あの舞台で、メイドはどこから登場するのかな? と考えたら、あのたまり場には行かないような気がしたんです。ちょっと離れた、しかも上の方の場所から話しかける方がいいなあと思って、(美術の)長田(佳代子)さんに後から付け加えてもらいました。
──あの位置だと、完全に迷路の出来事が対岸の火事って感じに見えるので、それが効果的でしたね。
やっぱり位置は面白いですよ。言葉にしなくても伝わってくる何かがあるから。花(花本有加)ちゃんも、新しい塔から古い塔に怪物を迎えに行ってるけど、試しにこの流れを逆にしたら、どうもハマらなかったんですよね。その人が居るのがハマる場所や動線というのは必ずあるので、その感触にはあまり逆らわないようにしています。それは理屈じゃなくて、僕の生理みたいなものなんですけど。
──そういえば、稽古中は第4王子主催のパーティだったのが、本番では第6王子になってましたね。
それも何か、4より6の方がいいかなあと。
──でも確かに、4番目より6番目の方が王位から遠い分「お気楽なパーティなんだろうな」という感触が、より強くなりました。
そうなんです。さっきと逆の話になりますけど、言葉にしなくても伝わるものがある一方で、1つの言葉だけでバッと世界が見えてくることもあるんですよ。花ちゃんが怪物を連れ出す動機も、最初はピクニックと言ってたんですけど、それが謝肉祭になって…。
──謝肉祭に連れ出す方が、明らかに事件性が高い。
事態の大変さとか、ムードも含めて、それだけで伝わるんですよ。説明的な台詞を使わなくても、いろんなことを想起させたり、納得させることができる一言っていうのは、やっぱりあるんです。

■一番振りぬいた形で、迷路コメディを完成できたのが大きい。

──あのお城があそこまでデタラメに建て増しされてる理由って、何か裏設定があったんですか?
劇中でも語られてますけど、王権が影ってきて、ヒエラルキー構造がどんどんフラットになっていってる時代ですね。トップの象徴であるはずのお城もどんどん崩れていってるので、いたる所で建て増しがされ、そのためにお城の中心がどこかわからなくなっている。そんな中で、今はどこが一番いい場所なのか? を探して、人々がウロウロするっていう世界を思い描いてました。それって現代の感覚にも通じるけど、別に風刺がしたかったわけじゃないんですよ。お客さんの「この感覚、何となくわかる」という感じが、笑いにつながることがあるからなんです。
──確かに貴族たちが、周囲の事件に対して無視を決め込み、目先の目的にしか目を向けなくなるラストは「それでいいのか?」と思う一方で、「そうできればなあ…」とも同時に感じましたね。

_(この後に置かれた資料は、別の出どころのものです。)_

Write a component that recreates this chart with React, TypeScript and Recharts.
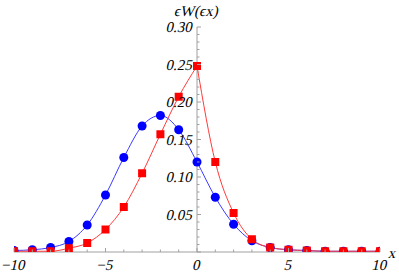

僕はツイッターとかはやってないけど、それでも今の世の中は、情報が多すぎるなあと思うんです。もちろん気持ちよく乗りこなしてる人もいるでしょうけど、それを「もういいや」って捨てるのも、それなりに快感をともなうんじゃないかっていう。その目論見が外れるのが一番心配だったんですけど、お客さんの反応を見る限りでは、この感覚は割と腑に落ちてるのかなあと。それに作劇のスタイルとして、いちいち全部の問題を解決するのではなく、逆に全部放ってしまうというのは、割と新しい考え方なのかもしれないです。
──実際いろんな意味で「全部解決させないと納得できない」と思う人は少なくないと思いますが…。
それは別に、もういいかなと(笑)。それよりも今回は、ただ人がウロウロするだけっていう状況を、ちゃんと芝居にできたのが、僕にとっては大きいんです。迷路で迷う人たちをただ1時間半見続けた、という感想の劇にしたかったので。もっと城が崩れるとかの、盛り上がるような事件も入れようかな? とか考えましたけど、結局は余計なことを入れずに突き抜けて行った方がいい、という結論に。
──でも本当に「人がウロウロしてました。おしまい」という説明だけで十分という感じの、珍しいコメディになりましたよね。
そうですね。いろいろな雑念や葛藤もあったけど、最終的には一番振りぬいた形で完成したから良かったです。でもやっぱり難しかったですよ、迷路コメディは。ストイックですから(笑)。